> [Task goal]: Among the records below, find each line that includes the string "script" and copy it.

> [Material for this exercise]:
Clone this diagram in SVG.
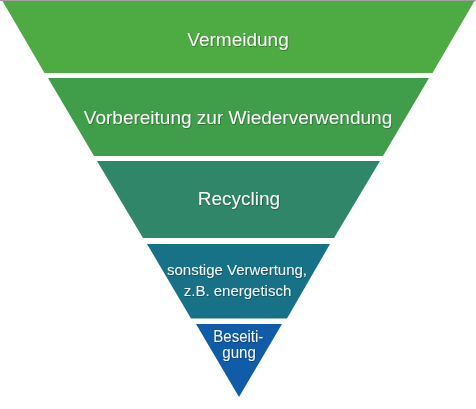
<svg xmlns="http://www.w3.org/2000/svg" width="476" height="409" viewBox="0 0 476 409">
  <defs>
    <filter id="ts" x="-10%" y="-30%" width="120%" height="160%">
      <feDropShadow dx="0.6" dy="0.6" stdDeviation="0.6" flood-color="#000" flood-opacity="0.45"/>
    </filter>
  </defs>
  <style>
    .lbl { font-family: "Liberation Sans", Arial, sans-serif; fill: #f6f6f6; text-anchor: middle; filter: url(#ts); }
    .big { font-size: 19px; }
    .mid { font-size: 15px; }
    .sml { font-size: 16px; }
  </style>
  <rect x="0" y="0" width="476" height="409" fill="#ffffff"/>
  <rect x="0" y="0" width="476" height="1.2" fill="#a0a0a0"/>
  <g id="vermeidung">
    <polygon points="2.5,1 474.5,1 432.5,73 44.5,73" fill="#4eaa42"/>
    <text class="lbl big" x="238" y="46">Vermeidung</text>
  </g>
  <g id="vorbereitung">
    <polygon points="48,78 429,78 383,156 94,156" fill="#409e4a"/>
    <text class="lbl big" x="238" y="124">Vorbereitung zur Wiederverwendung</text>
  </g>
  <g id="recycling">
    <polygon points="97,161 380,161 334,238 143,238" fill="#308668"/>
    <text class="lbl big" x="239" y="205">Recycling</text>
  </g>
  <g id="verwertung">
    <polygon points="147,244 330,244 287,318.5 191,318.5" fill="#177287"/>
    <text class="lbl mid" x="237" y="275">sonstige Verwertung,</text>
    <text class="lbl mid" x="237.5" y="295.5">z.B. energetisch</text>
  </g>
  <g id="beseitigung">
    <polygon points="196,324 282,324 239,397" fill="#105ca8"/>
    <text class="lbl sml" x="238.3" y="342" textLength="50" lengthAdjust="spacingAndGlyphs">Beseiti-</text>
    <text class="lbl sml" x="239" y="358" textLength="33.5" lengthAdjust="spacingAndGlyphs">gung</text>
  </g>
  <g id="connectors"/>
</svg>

---

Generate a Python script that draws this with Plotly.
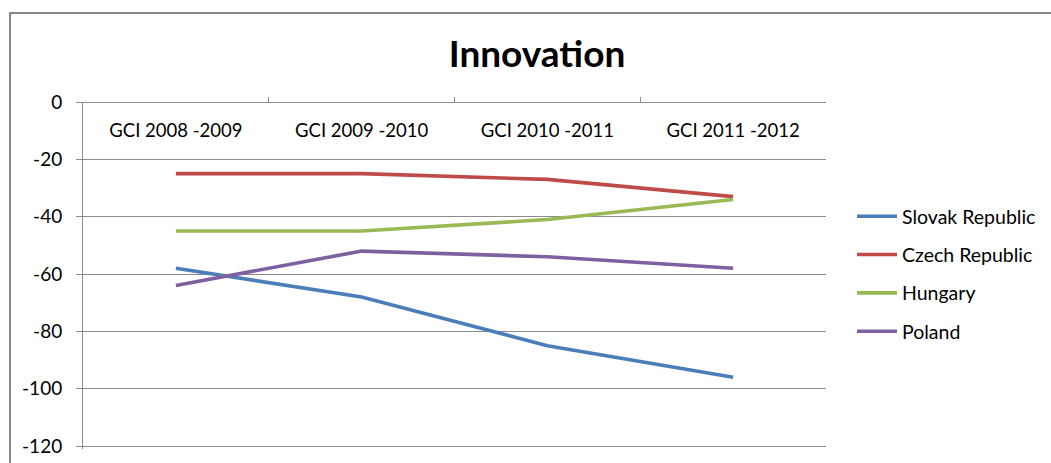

* * *

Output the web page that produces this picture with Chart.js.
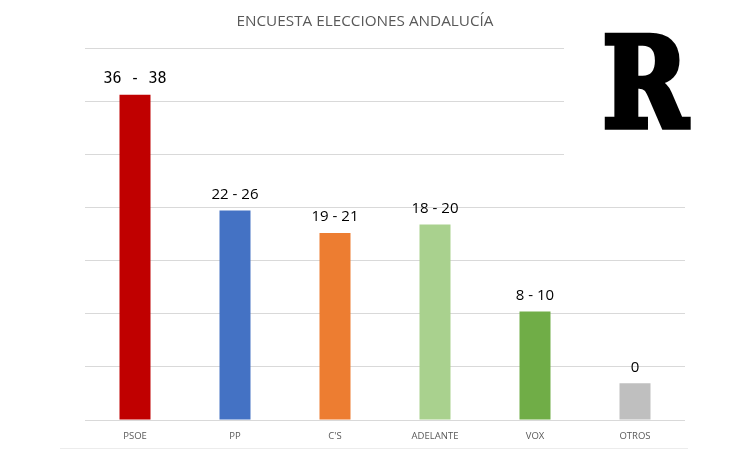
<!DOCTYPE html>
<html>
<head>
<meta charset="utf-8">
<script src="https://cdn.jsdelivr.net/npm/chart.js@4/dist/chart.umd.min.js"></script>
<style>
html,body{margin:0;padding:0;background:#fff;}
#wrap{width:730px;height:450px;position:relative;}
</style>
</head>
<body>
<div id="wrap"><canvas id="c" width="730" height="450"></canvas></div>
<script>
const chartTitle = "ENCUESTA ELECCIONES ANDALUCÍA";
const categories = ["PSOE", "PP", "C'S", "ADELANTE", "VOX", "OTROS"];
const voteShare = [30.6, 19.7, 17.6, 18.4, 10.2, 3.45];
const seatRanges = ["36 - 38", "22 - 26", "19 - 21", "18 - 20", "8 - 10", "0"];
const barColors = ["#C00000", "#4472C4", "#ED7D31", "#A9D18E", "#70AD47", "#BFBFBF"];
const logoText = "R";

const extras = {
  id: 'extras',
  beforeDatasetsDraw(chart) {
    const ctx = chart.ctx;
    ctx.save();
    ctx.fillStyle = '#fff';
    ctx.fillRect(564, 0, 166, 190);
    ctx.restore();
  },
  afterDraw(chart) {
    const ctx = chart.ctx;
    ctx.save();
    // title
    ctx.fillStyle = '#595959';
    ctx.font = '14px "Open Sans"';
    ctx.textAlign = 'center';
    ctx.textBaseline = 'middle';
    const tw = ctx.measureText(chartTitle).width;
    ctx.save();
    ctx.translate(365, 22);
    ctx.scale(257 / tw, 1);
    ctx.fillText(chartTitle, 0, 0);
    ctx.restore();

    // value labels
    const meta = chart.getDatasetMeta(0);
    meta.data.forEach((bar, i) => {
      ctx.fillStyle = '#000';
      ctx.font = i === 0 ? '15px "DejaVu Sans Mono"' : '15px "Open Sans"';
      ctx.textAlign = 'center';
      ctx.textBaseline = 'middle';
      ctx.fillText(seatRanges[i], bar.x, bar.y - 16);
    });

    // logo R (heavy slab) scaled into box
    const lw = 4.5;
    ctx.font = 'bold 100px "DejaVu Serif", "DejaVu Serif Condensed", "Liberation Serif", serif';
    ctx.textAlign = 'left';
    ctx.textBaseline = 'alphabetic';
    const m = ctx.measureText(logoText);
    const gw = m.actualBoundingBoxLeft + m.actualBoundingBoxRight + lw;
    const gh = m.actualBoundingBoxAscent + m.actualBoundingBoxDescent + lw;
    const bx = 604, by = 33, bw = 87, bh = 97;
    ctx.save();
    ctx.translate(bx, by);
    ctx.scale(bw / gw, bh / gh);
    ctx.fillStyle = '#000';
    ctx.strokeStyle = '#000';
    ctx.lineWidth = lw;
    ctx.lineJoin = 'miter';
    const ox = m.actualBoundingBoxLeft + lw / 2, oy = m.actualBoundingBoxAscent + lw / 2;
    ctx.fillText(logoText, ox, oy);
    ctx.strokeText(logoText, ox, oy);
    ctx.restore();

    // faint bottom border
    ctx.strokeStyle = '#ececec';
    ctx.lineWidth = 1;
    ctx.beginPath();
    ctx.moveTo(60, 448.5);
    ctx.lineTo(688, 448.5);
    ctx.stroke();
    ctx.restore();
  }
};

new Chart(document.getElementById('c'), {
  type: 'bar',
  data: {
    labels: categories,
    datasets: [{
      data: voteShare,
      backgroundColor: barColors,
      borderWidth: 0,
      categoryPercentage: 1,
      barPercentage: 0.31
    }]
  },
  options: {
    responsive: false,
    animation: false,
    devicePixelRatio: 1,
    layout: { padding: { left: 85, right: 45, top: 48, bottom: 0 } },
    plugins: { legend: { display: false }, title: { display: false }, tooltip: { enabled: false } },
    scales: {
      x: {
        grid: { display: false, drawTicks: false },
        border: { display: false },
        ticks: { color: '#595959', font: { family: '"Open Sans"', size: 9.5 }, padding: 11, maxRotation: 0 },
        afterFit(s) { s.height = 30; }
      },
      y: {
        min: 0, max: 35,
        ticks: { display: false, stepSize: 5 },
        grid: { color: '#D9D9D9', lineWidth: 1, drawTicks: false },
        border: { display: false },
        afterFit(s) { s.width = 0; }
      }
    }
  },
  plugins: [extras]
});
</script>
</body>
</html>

> [Task result]:
Generate a Python script that draws this with Plotly.
<script src="https://cdn.jsdelivr.net/npm/chart.js@4/dist/chart.umd.min.js"></script>
<script>
</script>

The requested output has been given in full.